Antonioli recorded her debut album for Catero Records, 1985’s Soul Eyes, a ravishing duo session with piano great George Cables. The title track features Mal Waldron’s lyrics for his oft-played standard, which he gave Antonioli after hearing her sing in Munich. Throughout the decade, she was one of the region’s most visible singers, booked at leading venues and festivals with her own band, performing regularly with Bobby McFerrin, and sitting in with luminaries like Tete Montoliu, Jon Hendricks, and Cedar Walton at Keystone Korner. She forged particularly close ties with Joe Henderson, a creative relationship that lasted some two decades until his death in 2001.
“I’m so grateful for all these experiences,” Antonioli says. “Teaching as much as I do, I end up having to analyze the things I learned through osmosis, so I can pass my knowledge on to students in a more structured way.”
Before she recorded the Joni Mitchell project Songs of Shadow, Songs of Light, Antonioli created another riveting project that delved into her musical roots. Her second album, 2004’s Foreign Affair, is a bracing blend of post-bop jazz and Balkan music created with players from Serbia, Albania, Germany, and the U.S. The project draws on her Montenegrin roots, an interest ignited by the Eastern European music she heard during her childhood and later through her love of the Bulgarian Women’s Choir.
It was a recommendation from her old mentor Mark Murphy that led KUG University in Austria to hire Antonioli as a professor for the vocal jazz department in 2002. Founded by Sheila Jordan, the prestigious program has featured a succession of vocal masters, including Jordan, Murphy, Andy Bey, and Jay Clayton. In the summer of 2006, Antonioli returned to the Bay Area to run the Vocal Jazz Studies program at Berkeley’s California Jazz Conservatory (formerly known as the Jazzschool).
She gained widespread attention with the release of 2010’s American Dreams, a project ranging from unlikely jazz fare like the cowboy lament “Dreary Black Hills” and “America the Beautiful” to her collaborations with Austrian pianist/composer Fritz Pauer, best known to American jazz fans as the longtime accompanist of trumpet legend Art Farmer. The album served as a potent reminder that Antonioli is a major talent, an artist with a global vision rooted in American soil.
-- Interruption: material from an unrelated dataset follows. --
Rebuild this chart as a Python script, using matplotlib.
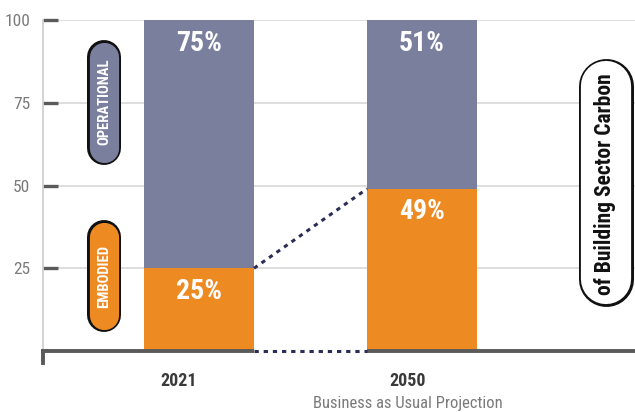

With the success of the Joni Mitchell project Songs of Shadow, Songs of Light, some might have expected a follow-up exploring similar territory. She is at work on a third album with the American Dreams band, slated for release in 2017. But rather than constrain her musical identity, Antonioli prefers to surprise, presenting in Varuna the pure distilled chemistry of her connection with Beirach.
“A piano and voice duo is intimate, incredibly free, and capable of very spontaneous and magical moments,” he says. “We are musically telepathic. I love working with Laurie because it’s truly like breathing from the same source of air. Especially on this CD, we are as one mind, one will, and one musical entity sharing an amazing, uncanny empathy for the musical instinct of creativity.”